While talent acquisition refers to attracting and hiring new employees, talent management is a broader strategy that includes talent acquisition and encompasses employee development, retention, and deployment. Think of talent acquisition as one aspect of talent management.

What is the difference between talent management and onboarding?

Onboarding is the process of integrating new hires into your team during their first months of employment. At many organizations, formal onboarding lasts 90 days. Talent management encompasses the entire employee lifecycle, from recruitment through departure, including onboarding as one phase.

Is talent management the same as HR?

No. HR, or human resources, is the department that performs talent management, along with administrative tasks like payroll, benefits administration, and compliance. Talent management is the strategic process of maximizing workforce capacity and engagement. All talent management falls under HR, but HR includes many functions beyond talent management.

Can talent management be used to attract talent?

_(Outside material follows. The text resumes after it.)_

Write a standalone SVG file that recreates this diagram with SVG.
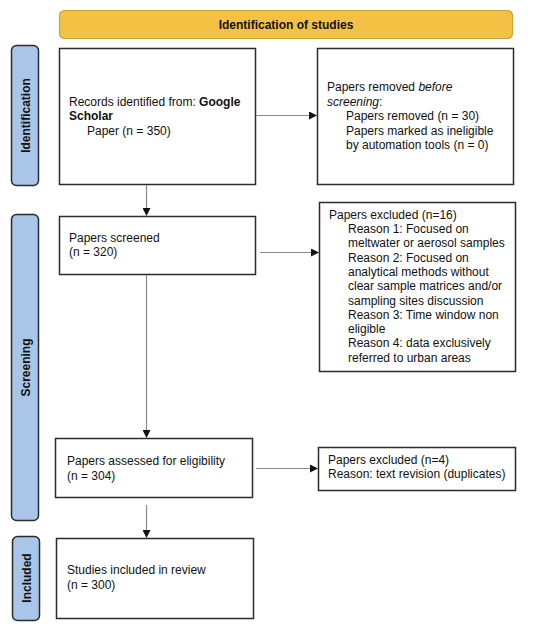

Absolutely!alent management programs become powerful recruiting tools. Candidates research potential employers, and companies known for developing their people attract higher-quality applicants. Your reputation for career development, learning opportunities, and internal advancement directly influences whether top candidates want to join your team.

Does talent management include talent development?

Yes. Talent development is a core component of comprehensive talent management. While talent management encompasses the complete employee lifecycle, development programs are essential parts of any talent strategy.

Does talent management impact turnover?

Yes, significantly. Companies with strong talent management programs report lower turnover rates. When employees can envision clear career paths, access development opportunities, and feel valued at work, they’re more likely to stay.